Myers raises possibility of isolating Baghdad
Rumsfeld: 'No way out' for senior Iraqi leadership
By Sean Loughlin and Jamie McIntyre
WASHINGTON (CNN) -- Pentagon officials raised the possibility Thursday that coalition forces might try to isolate Baghdad and render the regime of Iraqi leader Saddam Hussein "irrelevant," avoiding urban warfare within the city to topple the government.
Asked at a Pentagon briefing whether coalition forces were gearing up for an urban conflict within Baghdad, Gen. Richard Myers, chairman of the Joint Chiefs of Staff, suggested that might not be the case.
"The tactical situation could be very different from what we suppose," Myers said. "And so, I mean, you're just going to have to be ready for lots of things."
Other Pentagon officials said the U.S. strategy was not to occupy the entire city but to seize key objectives.
As for Saddam's regime, Myers went on to say that "you may have a regime; you may not."
That, he suggested, was not a pivotal point.
"I use the term irrelevant because at this point, they're not going to be able to communicate with the people of Iraq; that will all be shut down," Myers said. "They won't be able to communicate within certain parts of Baghdad."
He said coalition forces and some kind of new "Iraqi interim administration" could control things like water and electricity in the city, and oil fields to the south and north. Shiite Muslims in the city, described by the administration as persecuted by Saddam's regime, could be "helpful," Myers said.
"When you get to the point where Baghdad is basically isolated, then what is the situation you have in the country?" Myers said. "You have a country that Baghdad no longer controls; that whatever's happening inside Baghdad is almost irrelevant compared to what's going on in the rest of the country."
Myers and Defense Secretary Donald Rumsfeld did not say that this option would be executed, but they made it clear that it was on the table. (Briefing highlights)
Rumsfeld also rejected the idea of any nation brokering a deal with Saddam to end the war and asserted that "there's no way out" for the senior leadership of the regime.
"It is now 14 days since coalition forces entered Iraq, and they are closing on Baghdad," Rumsfeld said. "They have taken several outlying areas and are closer to the center of the Iraqi capital than many American commuters are from their downtown offices."
Myers said Saddam's regime no longer controls about 45 percent of the country.
Turning to an issue he first raised last week, Rumsfeld said, in response to a question, that Syria was "continuing" to move supplies to Iraq. Asked what action the United States might take, Rumsfeld responded, "That's for others to decide."
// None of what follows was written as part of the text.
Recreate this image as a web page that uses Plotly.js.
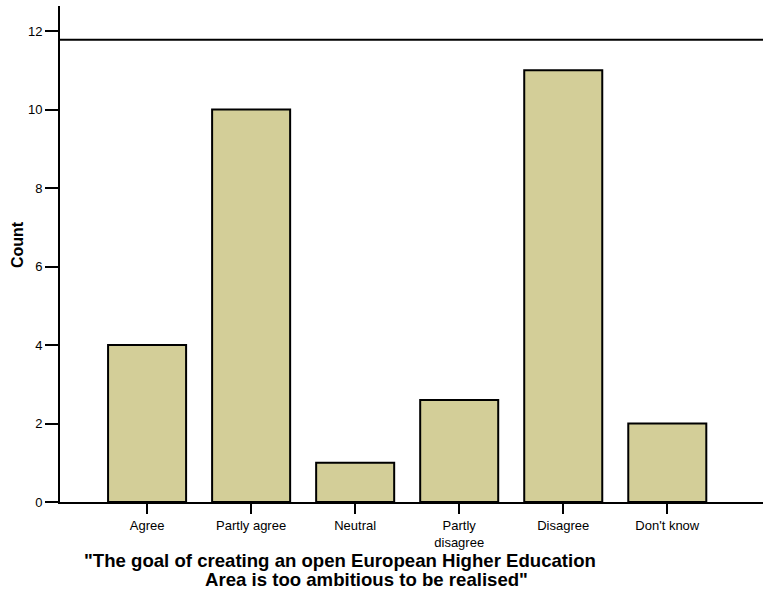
<!DOCTYPE html>
<html>
<head>
<meta charset="utf-8">
<script src="https://cdn.plot.ly/plotly-3.0.1.min.js"></script>
<style>html,body{margin:0;padding:0;background:#fff;}#chart{width:763px;height:593px;}</style>
</head>
<body>
<div id="chart"></div>
<script>
const categories = ["Agree", "Partly agree", "Neutral", "Partly<br>disagree", "Disagree", "Don't know"];
const counts = [4, 10, 1, 2.6, 11, 2];
const referenceLine = [11.78];
const yTicks = [0, 2, 4, 6, 8, 10, 12];
const xTitleLines = ["\"The goal of creating an open European Higher Education", "Area is too ambitious to be realised\""];
const yTitle = "Count";

const trace = {
  type: "bar",
  x: categories,
  y: counts,
  marker: {color: "#d3ce98", line: {color: "#000", width: 2}},
  width: 0.75,
  hoverinfo: "x+y"
};

const layout = {
  width: 763, height: 593,
  margin: {l: 60, r: 0, t: 6, b: 91},
  paper_bgcolor: "#fff", plot_bgcolor: "#fff",
  showlegend: false,
  font: {family: "Liberation Sans, Arial, sans-serif", color: "#000"},
  xaxis: {
    range: [-0.837, 5.92],
    showline: true, linecolor: "#000", linewidth: 2,
    ticks: "outside", ticklen: 10, tickwidth: 2, tickcolor: "#000",
    tickfont: {size: 13},
    showgrid: false, zeroline: false, fixedrange: true
  },
  yaxis: {
    range: [0, 12.64],
    tickvals: yTicks,
    showline: true, linecolor: "#000", linewidth: 2,
    ticks: "outside", ticklen: 13, tickwidth: 2, tickcolor: "#000",
    tickfont: {size: 13},
    showgrid: false, zeroline: false, fixedrange: true
  },
  shapes: referenceLine.map(v => ({
    type: "line", xref: "paper", yref: "y",
    x0: 0, x1: 1, y0: v, y1: v,
    line: {color: "#000", width: 2}
  })),
  annotations: [
    {
      xref: "paper", yref: "paper",
      x: (340 - 60) / 703, y: (502 - 560) / 496, xanchor: "center", yanchor: "middle",
      text: "<b>" + xTitleLines[0] + "</b>", showarrow: false,
      font: {size: 18.6}
    },
    {
      xref: "paper", yref: "paper",
      x: (366.5 - 60) / 703, y: (502 - 579) / 496, xanchor: "center", yanchor: "middle",
      text: "<b>" + xTitleLines[1] + "</b>", showarrow: false,
      font: {size: 18.6}
    },
    {
      xref: "paper", yref: "paper",
      x: (18 - 60) / 703, y: (502 - 245) / 496, xanchor: "center", yanchor: "middle",
      text: "<b>" + yTitle + "</b>", showarrow: false, textangle: -90,
      font: {size: 16}
    }
  ]
};

Plotly.newPlot("chart", [trace], layout, {displayModeBar: false, staticPlot: true});
</script>
</body>
</html>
The defense secretary said coalition forces were making steady progress, but warned of "difficult days ahead" and said the possibility remains that Iraqi forces would use chemical weapons.
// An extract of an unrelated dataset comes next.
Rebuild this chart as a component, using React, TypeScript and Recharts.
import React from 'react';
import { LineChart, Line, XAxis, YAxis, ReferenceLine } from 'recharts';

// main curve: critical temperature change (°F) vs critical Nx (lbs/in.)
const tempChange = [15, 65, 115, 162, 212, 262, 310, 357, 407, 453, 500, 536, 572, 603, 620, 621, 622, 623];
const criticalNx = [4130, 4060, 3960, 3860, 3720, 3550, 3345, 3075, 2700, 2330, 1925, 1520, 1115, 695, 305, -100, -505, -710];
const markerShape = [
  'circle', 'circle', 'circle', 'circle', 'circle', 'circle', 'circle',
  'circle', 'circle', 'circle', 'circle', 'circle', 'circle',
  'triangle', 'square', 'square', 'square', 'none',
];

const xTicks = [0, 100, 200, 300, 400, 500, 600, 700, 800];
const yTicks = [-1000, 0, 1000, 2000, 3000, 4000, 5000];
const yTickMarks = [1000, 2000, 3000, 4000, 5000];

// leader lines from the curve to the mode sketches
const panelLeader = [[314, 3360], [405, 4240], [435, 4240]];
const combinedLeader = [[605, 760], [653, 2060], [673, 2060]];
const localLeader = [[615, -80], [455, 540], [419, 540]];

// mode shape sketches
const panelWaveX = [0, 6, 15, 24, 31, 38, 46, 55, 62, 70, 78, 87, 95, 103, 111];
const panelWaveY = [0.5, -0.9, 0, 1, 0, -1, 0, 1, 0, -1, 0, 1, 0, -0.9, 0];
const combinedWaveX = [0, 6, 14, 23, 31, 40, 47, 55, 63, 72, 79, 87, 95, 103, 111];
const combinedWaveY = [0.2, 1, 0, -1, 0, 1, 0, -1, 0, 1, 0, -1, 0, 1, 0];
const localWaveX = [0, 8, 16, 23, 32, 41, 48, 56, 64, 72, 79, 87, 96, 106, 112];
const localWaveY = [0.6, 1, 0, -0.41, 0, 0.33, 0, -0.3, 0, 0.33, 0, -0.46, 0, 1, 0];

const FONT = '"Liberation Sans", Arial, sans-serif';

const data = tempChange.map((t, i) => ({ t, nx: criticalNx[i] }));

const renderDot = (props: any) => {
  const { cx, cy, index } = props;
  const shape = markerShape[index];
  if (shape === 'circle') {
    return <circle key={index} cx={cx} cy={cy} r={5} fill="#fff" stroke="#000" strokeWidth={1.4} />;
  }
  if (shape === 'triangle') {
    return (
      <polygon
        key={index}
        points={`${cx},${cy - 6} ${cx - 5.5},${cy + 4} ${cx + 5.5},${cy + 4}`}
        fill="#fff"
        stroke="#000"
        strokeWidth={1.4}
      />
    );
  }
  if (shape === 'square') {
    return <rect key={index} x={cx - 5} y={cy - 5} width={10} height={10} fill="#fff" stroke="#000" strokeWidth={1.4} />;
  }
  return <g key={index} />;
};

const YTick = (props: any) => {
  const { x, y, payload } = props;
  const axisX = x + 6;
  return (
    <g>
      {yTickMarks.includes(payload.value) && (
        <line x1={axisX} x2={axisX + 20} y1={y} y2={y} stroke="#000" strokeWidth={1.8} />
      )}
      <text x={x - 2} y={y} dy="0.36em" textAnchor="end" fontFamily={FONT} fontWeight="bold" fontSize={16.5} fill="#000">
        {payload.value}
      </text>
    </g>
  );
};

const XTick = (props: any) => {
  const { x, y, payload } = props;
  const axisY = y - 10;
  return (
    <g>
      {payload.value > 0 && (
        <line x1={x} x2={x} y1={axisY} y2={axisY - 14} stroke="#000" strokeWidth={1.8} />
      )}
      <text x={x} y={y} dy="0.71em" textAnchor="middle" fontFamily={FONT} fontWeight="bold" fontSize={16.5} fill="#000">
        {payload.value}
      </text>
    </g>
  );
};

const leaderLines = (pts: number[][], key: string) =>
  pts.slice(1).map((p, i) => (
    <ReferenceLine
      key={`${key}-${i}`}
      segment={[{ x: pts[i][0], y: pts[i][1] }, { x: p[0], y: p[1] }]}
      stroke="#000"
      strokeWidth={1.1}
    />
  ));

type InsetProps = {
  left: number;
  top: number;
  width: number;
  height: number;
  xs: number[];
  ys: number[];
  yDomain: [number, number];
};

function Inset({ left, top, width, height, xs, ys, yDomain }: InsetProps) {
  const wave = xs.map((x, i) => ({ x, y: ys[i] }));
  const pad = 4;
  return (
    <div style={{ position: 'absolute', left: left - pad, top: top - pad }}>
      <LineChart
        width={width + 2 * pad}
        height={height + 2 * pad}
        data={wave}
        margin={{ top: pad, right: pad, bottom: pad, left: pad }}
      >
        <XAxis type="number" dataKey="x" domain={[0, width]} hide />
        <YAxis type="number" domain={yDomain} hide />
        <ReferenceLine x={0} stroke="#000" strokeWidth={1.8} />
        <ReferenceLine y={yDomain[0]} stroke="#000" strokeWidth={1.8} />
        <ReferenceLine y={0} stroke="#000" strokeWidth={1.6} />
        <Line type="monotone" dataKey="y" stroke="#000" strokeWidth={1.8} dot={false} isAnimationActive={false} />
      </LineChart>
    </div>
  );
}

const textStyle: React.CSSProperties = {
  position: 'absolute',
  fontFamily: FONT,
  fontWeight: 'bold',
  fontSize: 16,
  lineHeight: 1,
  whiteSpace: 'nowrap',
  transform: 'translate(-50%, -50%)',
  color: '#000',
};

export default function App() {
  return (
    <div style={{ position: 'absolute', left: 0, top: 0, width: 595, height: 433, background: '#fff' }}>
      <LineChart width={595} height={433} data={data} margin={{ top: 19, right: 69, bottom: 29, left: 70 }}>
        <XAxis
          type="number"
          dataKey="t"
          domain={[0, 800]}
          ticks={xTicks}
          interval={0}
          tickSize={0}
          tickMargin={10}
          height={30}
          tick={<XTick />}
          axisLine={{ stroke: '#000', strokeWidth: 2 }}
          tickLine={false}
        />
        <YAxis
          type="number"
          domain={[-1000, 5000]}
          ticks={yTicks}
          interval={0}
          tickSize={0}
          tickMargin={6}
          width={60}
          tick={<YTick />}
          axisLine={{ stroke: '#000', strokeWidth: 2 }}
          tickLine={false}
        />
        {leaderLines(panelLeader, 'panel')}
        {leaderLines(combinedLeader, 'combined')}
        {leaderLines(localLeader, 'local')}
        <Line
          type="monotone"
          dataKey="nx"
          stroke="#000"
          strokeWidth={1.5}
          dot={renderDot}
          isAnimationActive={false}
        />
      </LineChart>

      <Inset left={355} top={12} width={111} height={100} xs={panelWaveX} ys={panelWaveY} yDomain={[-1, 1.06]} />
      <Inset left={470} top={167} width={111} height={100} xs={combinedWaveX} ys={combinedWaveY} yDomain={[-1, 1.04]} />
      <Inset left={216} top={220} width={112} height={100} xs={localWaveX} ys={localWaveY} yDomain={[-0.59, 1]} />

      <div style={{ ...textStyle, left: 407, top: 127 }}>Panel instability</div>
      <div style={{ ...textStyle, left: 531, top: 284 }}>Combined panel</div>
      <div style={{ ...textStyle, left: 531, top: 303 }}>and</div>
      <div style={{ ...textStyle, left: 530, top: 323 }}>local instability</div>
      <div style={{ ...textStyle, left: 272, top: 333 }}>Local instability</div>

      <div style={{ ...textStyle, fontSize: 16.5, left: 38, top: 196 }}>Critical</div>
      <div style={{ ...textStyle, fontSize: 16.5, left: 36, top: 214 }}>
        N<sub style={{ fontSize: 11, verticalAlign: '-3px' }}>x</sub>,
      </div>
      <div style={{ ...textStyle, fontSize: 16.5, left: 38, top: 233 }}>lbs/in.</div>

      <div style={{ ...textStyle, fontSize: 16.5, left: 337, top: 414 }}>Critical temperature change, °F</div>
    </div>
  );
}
Damage to Saddam's vaunted Republican Guard units has been so significant, Rumsfeld said, that Iraq' military leaders have been "forced to backfill" the defense of Baghdad with regular army units, "which is a sign that they know they're in difficulty."
Rumsfeld also said that Saddam's regime was "running out of real soldiers" and was increasingly relying on fighters and death squads who posed as civilians and used civilians as shields. Such fighters, he said, would be treated as war criminals.
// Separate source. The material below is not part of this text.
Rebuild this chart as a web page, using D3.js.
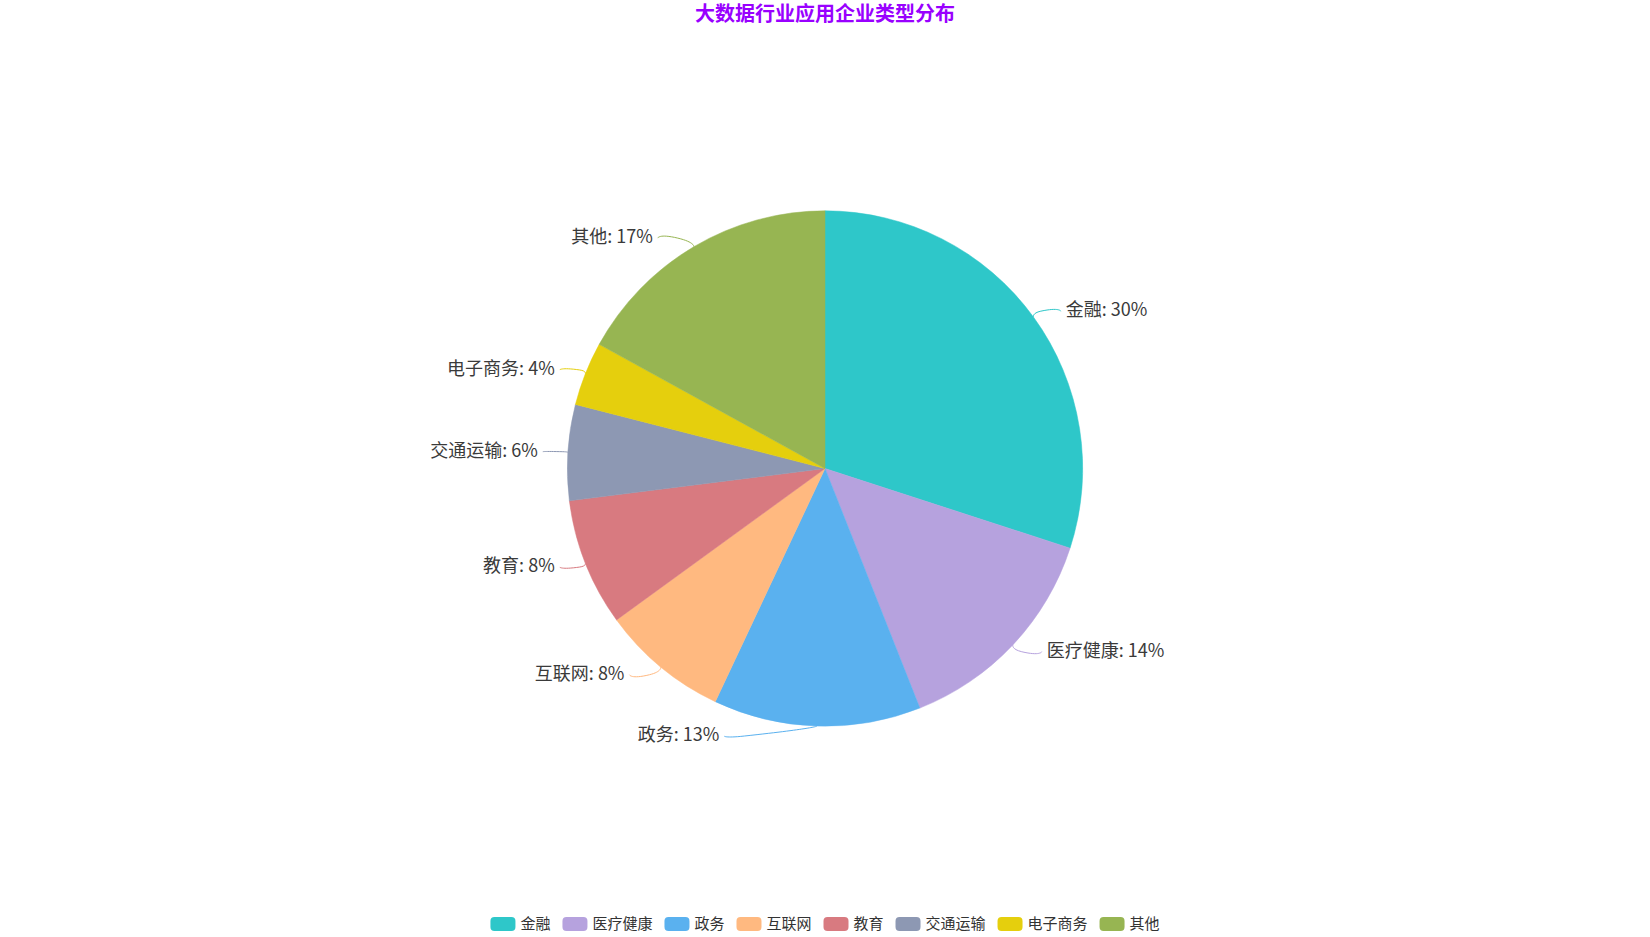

Rumsfeld encouraged Iraqi armed forces to surrender and help rebuild the country. Helping to rebuild Iraq and form a new government, Rumsfeld said, was not an option for top members of Saddam's regime.
Seeking to blunt the Iraqi government's appeal for a jihad against coalition forces, Rumsfeld said that Saddam had proven himself to be an enemy of Muslim people. He said Saddam had terrorized Shiite Muslims in his own country.
"Saddam Hussein has killed more Muslim people than perhaps any living person on the face of the Earth," Rumsfeld said.